SocGen on Thursday reported net income of €900mn, exceeding the €732mn forecast by analysts in a Refinitiv poll. It had posted steep losses in the same period a year ago owing to its Russia exit.
Group revenues fell 8.9 per cent to €6.3bn, worse than expected in the poll, but costs rose at a slow pace and loan-loss charges of €166mn were far lower than the €424mn expected in consensus estimates cited by RBC Capital Markets analyst Anke Reingen.
“Cost control in the second quarter was encouraging but is also a reflection of weaker revenues,” Reingen said in a note.
“Revenues contracted due to the decline in the net interest margin in France and in market activities’ revenues against a backdrop of gradual normalisation after some particularly favourable years,” said chief executive Slawomir Krupa, who took over the role in May.
Krupa, a SocGen veteran and former head of the investment bank, has faced a constrained French market, as well as falling earnings from trading bonds and equities.
SocGen also said it had reached a settlement with US regulators over the way it kept records on unauthorised electronic messages.

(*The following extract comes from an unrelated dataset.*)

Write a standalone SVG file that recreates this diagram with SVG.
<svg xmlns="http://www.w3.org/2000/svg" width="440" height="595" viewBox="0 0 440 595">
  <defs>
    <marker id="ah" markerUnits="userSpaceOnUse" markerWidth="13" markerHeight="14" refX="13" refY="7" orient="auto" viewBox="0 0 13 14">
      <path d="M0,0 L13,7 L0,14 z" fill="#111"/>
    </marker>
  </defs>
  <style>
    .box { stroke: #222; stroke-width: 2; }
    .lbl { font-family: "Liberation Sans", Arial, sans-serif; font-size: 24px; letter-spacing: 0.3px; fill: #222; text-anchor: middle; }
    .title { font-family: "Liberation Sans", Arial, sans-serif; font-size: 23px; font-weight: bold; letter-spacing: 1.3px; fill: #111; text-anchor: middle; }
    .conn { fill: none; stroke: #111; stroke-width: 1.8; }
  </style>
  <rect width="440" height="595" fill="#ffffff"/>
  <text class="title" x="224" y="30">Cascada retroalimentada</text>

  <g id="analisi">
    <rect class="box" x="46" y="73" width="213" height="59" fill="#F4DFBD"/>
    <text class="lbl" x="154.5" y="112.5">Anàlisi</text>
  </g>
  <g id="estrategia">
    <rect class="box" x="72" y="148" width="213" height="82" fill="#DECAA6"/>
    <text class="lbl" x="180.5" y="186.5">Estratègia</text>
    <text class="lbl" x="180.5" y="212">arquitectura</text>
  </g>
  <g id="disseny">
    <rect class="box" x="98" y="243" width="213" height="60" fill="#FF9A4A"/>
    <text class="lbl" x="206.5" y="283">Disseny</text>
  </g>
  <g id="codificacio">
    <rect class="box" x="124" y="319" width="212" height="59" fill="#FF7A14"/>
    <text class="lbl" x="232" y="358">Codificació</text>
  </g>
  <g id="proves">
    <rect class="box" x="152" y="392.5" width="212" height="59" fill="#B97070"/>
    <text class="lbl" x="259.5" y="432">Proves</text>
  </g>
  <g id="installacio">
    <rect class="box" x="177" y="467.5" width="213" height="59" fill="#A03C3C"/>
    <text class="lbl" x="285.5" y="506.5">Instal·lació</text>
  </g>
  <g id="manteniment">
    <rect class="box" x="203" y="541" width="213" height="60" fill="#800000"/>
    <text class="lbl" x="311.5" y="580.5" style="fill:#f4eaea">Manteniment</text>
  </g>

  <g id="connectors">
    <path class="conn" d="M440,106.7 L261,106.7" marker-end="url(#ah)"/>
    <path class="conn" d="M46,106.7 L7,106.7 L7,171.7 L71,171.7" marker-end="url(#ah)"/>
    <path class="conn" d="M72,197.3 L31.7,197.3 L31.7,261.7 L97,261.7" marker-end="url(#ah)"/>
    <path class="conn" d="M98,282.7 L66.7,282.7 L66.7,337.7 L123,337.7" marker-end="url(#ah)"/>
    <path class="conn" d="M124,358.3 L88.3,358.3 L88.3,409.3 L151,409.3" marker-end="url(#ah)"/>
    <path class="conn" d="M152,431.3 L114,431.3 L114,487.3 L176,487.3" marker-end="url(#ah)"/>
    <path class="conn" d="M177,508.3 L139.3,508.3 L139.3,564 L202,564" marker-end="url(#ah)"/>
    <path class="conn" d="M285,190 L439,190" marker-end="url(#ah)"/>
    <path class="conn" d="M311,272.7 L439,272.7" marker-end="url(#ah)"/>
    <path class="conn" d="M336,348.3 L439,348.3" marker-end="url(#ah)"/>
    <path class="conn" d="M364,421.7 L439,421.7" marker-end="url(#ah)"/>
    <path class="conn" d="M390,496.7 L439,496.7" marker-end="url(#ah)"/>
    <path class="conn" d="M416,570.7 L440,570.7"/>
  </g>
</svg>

It did not give an amount, but guided on Thursday that any fine was lower than a €95mn charge it already recorded. Paris-based BNP Paribas last week reported a fine for the same issue, without disclosing the amount.
SocGen has been held back this year by a local consumer protection rule that caps the pace at which banks can pass on interest rate rises to households. French lenders have lagged regional rivals in reaping the benefits of a rapid rise in rates in the eurozone.

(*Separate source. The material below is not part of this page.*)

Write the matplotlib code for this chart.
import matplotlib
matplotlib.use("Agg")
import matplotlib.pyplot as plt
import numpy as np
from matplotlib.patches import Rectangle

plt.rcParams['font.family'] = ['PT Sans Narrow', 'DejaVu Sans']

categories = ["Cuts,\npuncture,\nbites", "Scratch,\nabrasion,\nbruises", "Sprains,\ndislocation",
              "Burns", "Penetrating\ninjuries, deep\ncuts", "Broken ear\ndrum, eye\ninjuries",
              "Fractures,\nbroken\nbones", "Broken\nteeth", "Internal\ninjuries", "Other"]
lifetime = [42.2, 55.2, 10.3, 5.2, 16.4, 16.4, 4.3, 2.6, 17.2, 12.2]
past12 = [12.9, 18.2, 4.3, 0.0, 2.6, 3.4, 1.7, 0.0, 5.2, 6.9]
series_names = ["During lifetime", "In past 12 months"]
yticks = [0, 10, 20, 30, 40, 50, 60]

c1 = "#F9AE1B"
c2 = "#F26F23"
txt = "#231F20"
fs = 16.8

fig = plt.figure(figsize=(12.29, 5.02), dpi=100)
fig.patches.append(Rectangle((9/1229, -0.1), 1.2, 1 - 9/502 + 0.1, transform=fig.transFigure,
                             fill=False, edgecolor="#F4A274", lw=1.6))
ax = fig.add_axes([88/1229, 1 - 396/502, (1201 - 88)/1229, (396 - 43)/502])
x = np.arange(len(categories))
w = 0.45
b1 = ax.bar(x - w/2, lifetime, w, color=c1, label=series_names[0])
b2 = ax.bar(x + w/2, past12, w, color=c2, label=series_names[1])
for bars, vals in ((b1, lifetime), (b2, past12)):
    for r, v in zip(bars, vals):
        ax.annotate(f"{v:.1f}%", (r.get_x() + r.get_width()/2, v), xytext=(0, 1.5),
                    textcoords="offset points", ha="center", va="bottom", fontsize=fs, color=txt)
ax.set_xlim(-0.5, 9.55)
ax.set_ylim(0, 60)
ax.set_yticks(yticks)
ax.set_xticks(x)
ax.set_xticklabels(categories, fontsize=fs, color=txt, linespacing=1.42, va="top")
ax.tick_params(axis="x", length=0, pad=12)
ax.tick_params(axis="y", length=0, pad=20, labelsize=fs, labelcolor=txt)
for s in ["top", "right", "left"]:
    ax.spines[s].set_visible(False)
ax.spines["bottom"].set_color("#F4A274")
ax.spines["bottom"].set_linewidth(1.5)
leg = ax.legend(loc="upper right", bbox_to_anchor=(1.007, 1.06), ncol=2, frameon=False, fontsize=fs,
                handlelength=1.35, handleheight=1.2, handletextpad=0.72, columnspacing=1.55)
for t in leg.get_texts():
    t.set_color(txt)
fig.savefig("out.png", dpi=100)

In France, SocGen’s retail banking revenues were down 13.6 per cent to €1.9bn. The bank and other French lenders such as Crédit Agricole have warned they were not likely to catch up with European peers posting higher retail bank sales until 2024. At BNP, which is more exposed to business lending than mortgages, the impact has been less pronounced.
French banks are also having to pay out a higher rate on a popular savings bank account called the Livret A than in recent years. That rate is linked to inflation and set by the government, and is contributing to a squeeze on banks’ margins.
SocGen’s earnings from trading bonds and equities also fell year on year, mirroring a trend at Wall Street rivals and BNP Paribas.
SocGen shares were up 1.6 per cent in early trading.